* **Exercise brief**:
Print the records below word for word, but leave out the pictures.

* **Given entries**:
# # # # # # #
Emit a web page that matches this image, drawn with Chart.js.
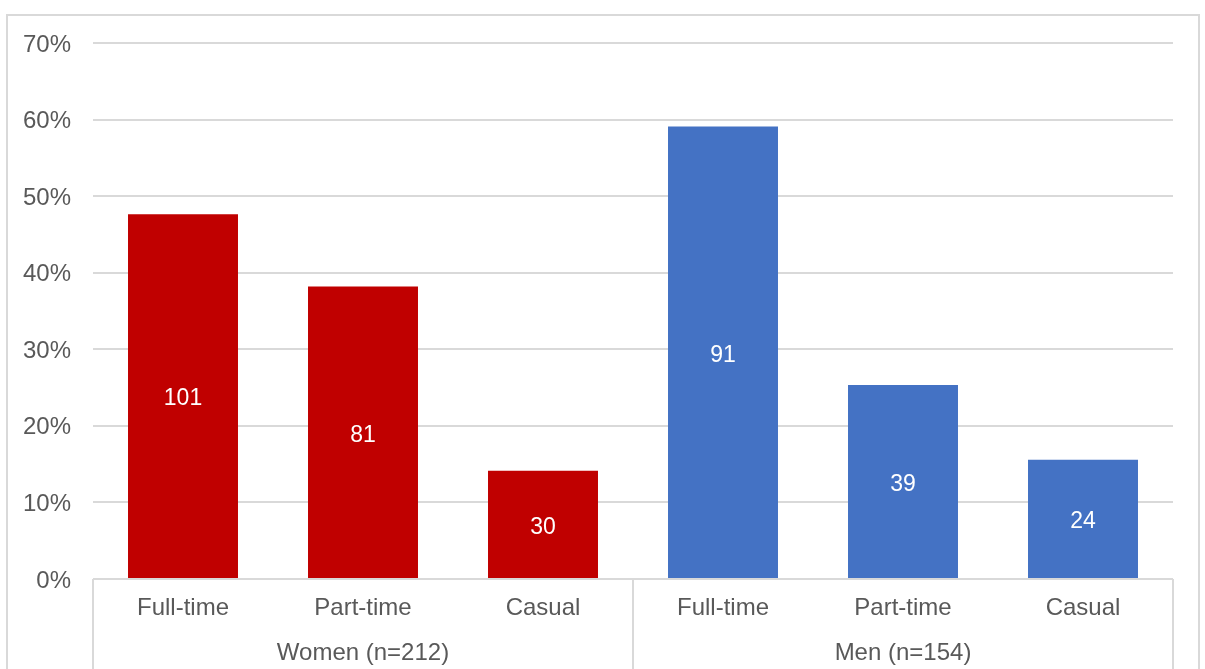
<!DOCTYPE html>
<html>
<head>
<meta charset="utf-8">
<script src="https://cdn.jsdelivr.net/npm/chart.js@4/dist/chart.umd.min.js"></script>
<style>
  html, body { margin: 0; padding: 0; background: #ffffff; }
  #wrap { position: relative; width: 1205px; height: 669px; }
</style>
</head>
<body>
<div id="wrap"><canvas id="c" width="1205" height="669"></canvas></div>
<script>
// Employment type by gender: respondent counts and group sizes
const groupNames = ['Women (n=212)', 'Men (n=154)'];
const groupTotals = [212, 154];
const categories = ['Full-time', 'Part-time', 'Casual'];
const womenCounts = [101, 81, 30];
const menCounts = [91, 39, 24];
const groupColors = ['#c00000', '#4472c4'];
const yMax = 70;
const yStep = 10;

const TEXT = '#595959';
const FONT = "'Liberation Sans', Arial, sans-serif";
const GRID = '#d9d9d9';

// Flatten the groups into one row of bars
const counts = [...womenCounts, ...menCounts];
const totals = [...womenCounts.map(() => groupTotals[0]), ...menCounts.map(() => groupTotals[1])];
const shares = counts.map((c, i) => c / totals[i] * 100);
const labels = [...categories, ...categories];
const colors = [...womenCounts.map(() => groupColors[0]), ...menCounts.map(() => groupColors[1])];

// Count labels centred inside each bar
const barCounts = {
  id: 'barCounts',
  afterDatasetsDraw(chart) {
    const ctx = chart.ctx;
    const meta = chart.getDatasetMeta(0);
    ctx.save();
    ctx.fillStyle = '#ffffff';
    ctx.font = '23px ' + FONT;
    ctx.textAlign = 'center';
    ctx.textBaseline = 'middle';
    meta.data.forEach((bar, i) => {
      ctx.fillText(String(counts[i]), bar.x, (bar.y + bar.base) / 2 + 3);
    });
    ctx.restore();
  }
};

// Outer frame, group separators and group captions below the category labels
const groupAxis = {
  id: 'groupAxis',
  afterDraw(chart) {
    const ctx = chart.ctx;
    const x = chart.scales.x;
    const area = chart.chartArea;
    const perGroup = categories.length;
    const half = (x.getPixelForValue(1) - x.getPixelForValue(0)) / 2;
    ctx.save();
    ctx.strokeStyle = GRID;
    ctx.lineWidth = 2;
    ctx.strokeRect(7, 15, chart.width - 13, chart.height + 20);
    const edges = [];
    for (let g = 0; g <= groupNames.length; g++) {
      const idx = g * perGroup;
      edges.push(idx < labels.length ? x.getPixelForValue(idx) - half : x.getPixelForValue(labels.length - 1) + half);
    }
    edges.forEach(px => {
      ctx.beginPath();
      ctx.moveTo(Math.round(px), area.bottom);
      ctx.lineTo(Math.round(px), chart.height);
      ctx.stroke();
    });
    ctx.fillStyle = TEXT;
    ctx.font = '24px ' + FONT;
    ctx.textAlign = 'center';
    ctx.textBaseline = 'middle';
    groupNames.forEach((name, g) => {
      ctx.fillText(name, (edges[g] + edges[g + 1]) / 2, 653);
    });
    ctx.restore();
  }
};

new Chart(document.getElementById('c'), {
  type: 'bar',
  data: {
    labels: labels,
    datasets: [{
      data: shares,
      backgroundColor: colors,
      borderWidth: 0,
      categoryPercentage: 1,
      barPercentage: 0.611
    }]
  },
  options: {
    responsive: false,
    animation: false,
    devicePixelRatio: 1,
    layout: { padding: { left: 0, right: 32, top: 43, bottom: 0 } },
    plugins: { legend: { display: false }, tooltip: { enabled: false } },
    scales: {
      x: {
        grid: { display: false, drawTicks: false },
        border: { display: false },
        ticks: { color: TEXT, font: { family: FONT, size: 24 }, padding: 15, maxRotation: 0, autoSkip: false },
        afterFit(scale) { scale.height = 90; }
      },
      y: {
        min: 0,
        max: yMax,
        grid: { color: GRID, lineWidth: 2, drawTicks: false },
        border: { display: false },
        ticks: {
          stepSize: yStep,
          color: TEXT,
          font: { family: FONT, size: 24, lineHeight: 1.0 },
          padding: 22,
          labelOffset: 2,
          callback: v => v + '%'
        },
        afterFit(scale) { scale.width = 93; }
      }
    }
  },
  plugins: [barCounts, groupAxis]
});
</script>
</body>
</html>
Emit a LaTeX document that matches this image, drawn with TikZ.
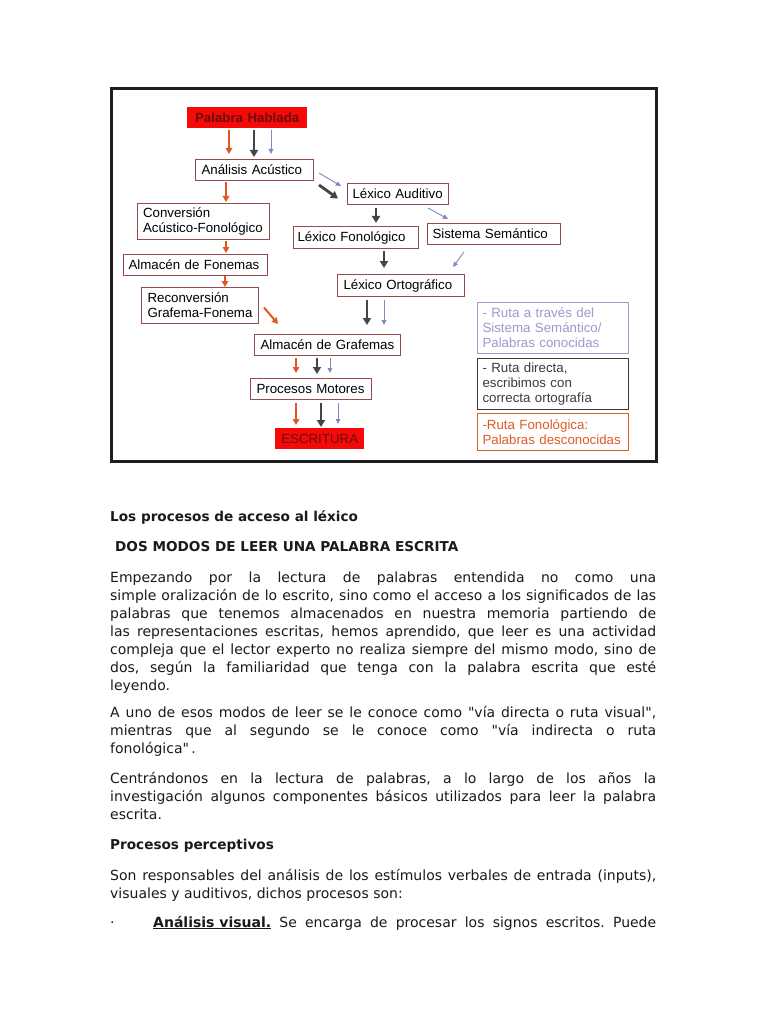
# # # # # # #
* **Solution to this task**:
Emit a web page that matches this image, drawn with Chart.js.
<!DOCTYPE html>
<html>
<head>
<meta charset="utf-8">
<script src="https://cdn.jsdelivr.net/npm/chart.js@4/dist/chart.umd.min.js"></script>
<style>
  html, body { margin: 0; padding: 0; background: #ffffff; }
  #wrap { position: relative; width: 1205px; height: 669px; }
</style>
</head>
<body>
<div id="wrap"><canvas id="c" width="1205" height="669"></canvas></div>
<script>
// Employment type by gender: respondent counts and group sizes
const groupNames = ['Women (n=212)', 'Men (n=154)'];
const groupTotals = [212, 154];
const categories = ['Full-time', 'Part-time', 'Casual'];
const womenCounts = [101, 81, 30];
const menCounts = [91, 39, 24];
const groupColors = ['#c00000', '#4472c4'];
const yMax = 70;
const yStep = 10;

const TEXT = '#595959';
const FONT = "'Liberation Sans', Arial, sans-serif";
const GRID = '#d9d9d9';

// Flatten the groups into one row of bars
const counts = [...womenCounts, ...menCounts];
const totals = [...womenCounts.map(() => groupTotals[0]), ...menCounts.map(() => groupTotals[1])];
const shares = counts.map((c, i) => c / totals[i] * 100);
const labels = [...categories, ...categories];
const colors = [...womenCounts.map(() => groupColors[0]), ...menCounts.map(() => groupColors[1])];

// Count labels centred inside each bar
const barCounts = {
  id: 'barCounts',
  afterDatasetsDraw(chart) {
    const ctx = chart.ctx;
    const meta = chart.getDatasetMeta(0);
    ctx.save();
    ctx.fillStyle = '#ffffff';
    ctx.font = '23px ' + FONT;
    ctx.textAlign = 'center';
    ctx.textBaseline = 'middle';
    meta.data.forEach((bar, i) => {
      ctx.fillText(String(counts[i]), bar.x, (bar.y + bar.base) / 2 + 3);
    });
    ctx.restore();
  }
};

// Outer frame, group separators and group captions below the category labels
const groupAxis = {
  id: 'groupAxis',
  afterDraw(chart) {
    const ctx = chart.ctx;
    const x = chart.scales.x;
    const area = chart.chartArea;
    const perGroup = categories.length;
    const half = (x.getPixelForValue(1) - x.getPixelForValue(0)) / 2;
    ctx.save();
    ctx.strokeStyle = GRID;
    ctx.lineWidth = 2;
    ctx.strokeRect(7, 15, chart.width - 13, chart.height + 20);
    const edges = [];
    for (let g = 0; g <= groupNames.length; g++) {
      const idx = g * perGroup;
      edges.push(idx < labels.length ? x.getPixelForValue(idx) - half : x.getPixelForValue(labels.length - 1) + half);
    }
    edges.forEach(px => {
      ctx.beginPath();
      ctx.moveTo(Math.round(px), area.bottom);
      ctx.lineTo(Math.round(px), chart.height);
      ctx.stroke();
    });
    ctx.fillStyle = TEXT;
    ctx.font = '24px ' + FONT;
    ctx.textAlign = 'center';
    ctx.textBaseline = 'middle';
    groupNames.forEach((name, g) => {
      ctx.fillText(name, (edges[g] + edges[g + 1]) / 2, 653);
    });
    ctx.restore();
  }
};

new Chart(document.getElementById('c'), {
  type: 'bar',
  data: {
    labels: labels,
    datasets: [{
      data: shares,
      backgroundColor: colors,
      borderWidth: 0,
      categoryPercentage: 1,
      barPercentage: 0.611
    }]
  },
  options: {
    responsive: false,
    animation: false,
    devicePixelRatio: 1,
    layout: { padding: { left: 0, right: 32, top: 43, bottom: 0 } },
    plugins: { legend: { display: false }, tooltip: { enabled: false } },
    scales: {
      x: {
        grid: { display: false, drawTicks: false },
        border: { display: false },
        ticks: { color: TEXT, font: { family: FONT, size: 24 }, padding: 15, maxRotation: 0, autoSkip: false },
        afterFit(scale) { scale.height = 90; }
      },
      y: {
        min: 0,
        max: yMax,
        grid: { color: GRID, lineWidth: 2, drawTicks: false },
        border: { display: false },
        ticks: {
          stepSize: yStep,
          color: TEXT,
          font: { family: FONT, size: 24, lineHeight: 1.0 },
          padding: 22,
          labelOffset: 2,
          callback: v => v + '%'
        },
        afterFit(scale) { scale.width = 93; }
      }
    }
  },
  plugins: [barCounts, groupAxis]
});
</script>
</body>
</html>
Emit a LaTeX document that matches this image, drawn with TikZ.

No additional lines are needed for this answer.